Stone circle, Cabintown, Co. Mayo
Co. Mayo |
Stone Monuments
A stone circle in County Mayo that went unrecorded on Ordnance Survey maps for most of the nineteenth century, only appearing on a revised edition published in 1922, raises an obvious question: how does a ring of thirty stones go unnoticed?
The answer may lie partly in the landscape itself. Set into wet peatland on a gentle westward-facing slope above the Atlantic, the monument sits in the kind of terrain that swallows things gradually, and four of its stones are now low and largely peat-covered, effectively returning to the bog that surrounds them.
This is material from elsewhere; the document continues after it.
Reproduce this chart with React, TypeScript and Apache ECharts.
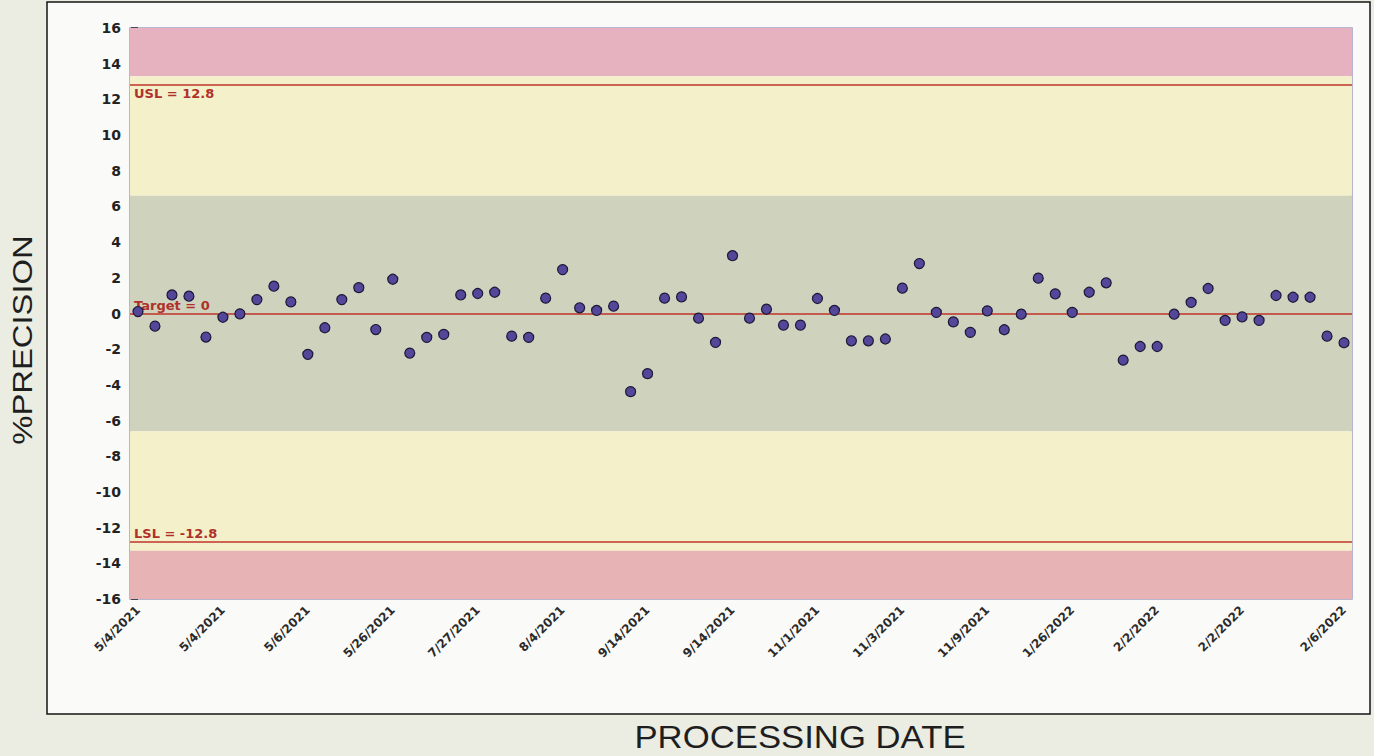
import React, { useEffect, useRef } from "react";
import * as echarts from "echarts";

// %PRECISION value per processing run (index order)
const precisionValues: number[] = [
  0.11, -0.71, 1.04, 0.97, -1.32, -0.21, -0.02, 0.78, 1.53, 0.65,
  -2.29, -0.8, 0.78, 1.45, -0.9, 1.92, -2.22, -1.34, -1.17, 1.04,
  1.12, 1.19, -1.27, -1.34, 0.86, 2.46, 0.32, 0.17, 0.41, -4.38,
  -3.37, 0.86, 0.93, -0.26, -1.62, 3.24, -0.26, 0.24, -0.65, -0.65,
  0.84, 0.17, -1.53, -1.53, -1.43, 1.42, 2.8, 0.06, -0.47, -1.06,
  0.15, -0.91, -0.04, 1.98, 1.1, 0.06, 1.19, 1.72, -2.61, -1.85,
  -1.85, -0.04, 0.62, 1.4, -0.39, -0.19, -0.39, 1.01, 0.91, 0.91,
  -1.27, -1.64,
];

// x tick positions (run index) and their date labels
const tickIndices: number[] = [0, 5, 10, 15, 20, 25, 30, 35, 40, 45, 50, 55, 60, 65, 71];
const tickLabels: string[] = [
  "5/4/2021", "5/4/2021", "5/6/2021", "5/26/2021", "7/27/2021", "8/4/2021",
  "9/14/2021", "9/14/2021", "11/1/2021", "11/3/2021", "11/9/2021",
  "1/26/2022", "2/2/2022", "2/2/2022", "2/6/2022",
];

// specification limits
const specLines = [
  { name: "USL", value: 12.8, pos: "insideStartBottom" },
  { name: "Target", value: 0, pos: "insideStartTop" },
  { name: "LSL", value: -12.8, pos: "insideStartTop" },
];

// background zones [from, to, colour]
const zones: [number, number, string][] = [
  [13.3, 16, "#e7b2bf"],
  [6.6, 13.3, "#f4f1ca"],
  [-6.6, 6.6, "#cfd2bc"],
  [-13.3, -6.6, "#f4f1ca"],
  [-16, -13.3, "#e8b3b5"],
];

export default function App() {
  const ref = useRef<HTMLDivElement>(null);
  useEffect(() => {
    if (!ref.current) return;
    const chart = echarts.init(ref.current, undefined, { renderer: "svg" });
    const n = precisionValues.length;
    chart.setOption({
      animation: false,
      backgroundColor: "#ebece2",
      graphic: [
        {
          type: "rect",
          z: -10,
          shape: { x: 47, y: 2, width: 1323, height: 712 },
          style: { fill: "#fafaf8", stroke: "#151515", lineWidth: 1.5 },
          silent: true,
        },
        {
          type: "text",
          x: 22,
          y: 340,
          rotation: Math.PI / 2,
          scaleX: 1.17,
          style: {
            text: "%PRECISION",
            font: "28px 'Liberation Sans', Arial, sans-serif",
            fill: "#1e1e1e",
            align: "center",
            verticalAlign: "middle",
          },
          silent: true,
        },
        {
          type: "text",
          x: 800,
          y: 737,
          scaleX: 1.12,
          style: {
            text: "PROCESSING DATE",
            font: "31px 'Liberation Sans', Arial, sans-serif",
            fill: "#1e1e1e",
            align: "center",
            verticalAlign: "middle",
          },
          silent: true,
        },
      ],
      grid: {
        left: 130,
        top: 28,
        right: 22,
        bottom: 157,
        show: true,
        borderColor: "#a39fc6",
        borderWidth: 1.5,
        backgroundColor: "transparent",
      },
      xAxis: {
        type: "value",
        min: -0.47,
        max: n - 1 + 0.47,
        axisLine: { show: false },
        splitLine: { show: false },
        axisTick: {
          show: true,
          customValues: tickIndices,
          length: 6,
          lineStyle: { color: "#222", width: 1.5 },
        },
        axisLabel: {
          customValues: tickIndices,
          rotate: 45,
          margin: 9,
          fontFamily: "'DejaVu Sans', Verdana, sans-serif",
          fontSize: 12,
          fontWeight: "bold",
          color: "#2a2a2a",
          formatter: (v: number) => {
            const k = tickIndices.indexOf(Math.round(v));
            return k >= 0 ? tickLabels[k] : "";
          },
        },
      },
      yAxis: {
        type: "value",
        min: -16,
        max: 16,
        interval: 2,
        axisLine: { show: false },
        splitLine: { show: false },
        axisTick: { show: true, length: 7, lineStyle: { color: "#222", width: 1.5 } },
        minorTick: { show: true, splitNumber: 2, length: 4, lineStyle: { color: "#222", width: 1.5 } },
        axisLabel: {
          margin: 9,
          fontFamily: "'DejaVu Sans', Verdana, sans-serif",
          fontSize: 14,
          fontWeight: "bold",
          color: "#222",
        },
      },
      series: [
        {
          type: "scatter",
          data: precisionValues.map((v, i) => [i, v]),
          symbol: "circle",
          symbolSize: 10,
          z: 5,
          itemStyle: { color: "#54479a", borderColor: "#1c1838", borderWidth: 1.2, opacity: 1 },
          markArea: {
            silent: true,
            data: zones.map(([a, b, c]) => [
              { yAxis: a, itemStyle: { color: c, opacity: 1 } },
              { yAxis: b },
            ]),
          },
          markLine: {
            silent: true,
            symbol: ["none", "none"],
            lineStyle: { color: "#c0332b", width: 1.5, type: "solid" },
            data: specLines.map((s) => ({
              yAxis: s.value,
              label: {
                show: true,
                position: s.pos,
                distance: [4, 2],
                formatter: `${s.name} = ${s.value}`,
                fontFamily: "'DejaVu Sans', Verdana, sans-serif",
                fontSize: 13,
                fontWeight: "bold",
                color: "#b0302a",
              },
            })),
          },
        },
      ],
    });
    return () => chart.dispose();
  }, []);
  return (
    <div
      ref={ref}
      style={{ position: "fixed", left: 0, top: 0, width: 1374, height: 756 }}
    />
  );
}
When a field inspection was carried out in 1997, what had been mapped as a simple circle of boulders around twenty-five metres in diameter revealed itself to be something more irregular. The enclosed area is subtriangular rather than truly circular, measuring roughly 32 metres on its longer axis and just under 24 metres on the shorter, and the thirty stones that define it behave quite differently from one another. Seven stand fully upright, six are set on their edges, and fifteen are irregularly shaped boulders placed with no obvious consistency. The uneven ground inside the enclosure adds to the sense that this is not a monument that conforms tidily to the familiar image of a prehistoric stone circle. Whether it belongs to the same broad tradition of Bronze Age ceremonial enclosures found elsewhere in the west of Ireland, or represents something less easily categorised, is not straightforwardly answered by its appearance on the ground.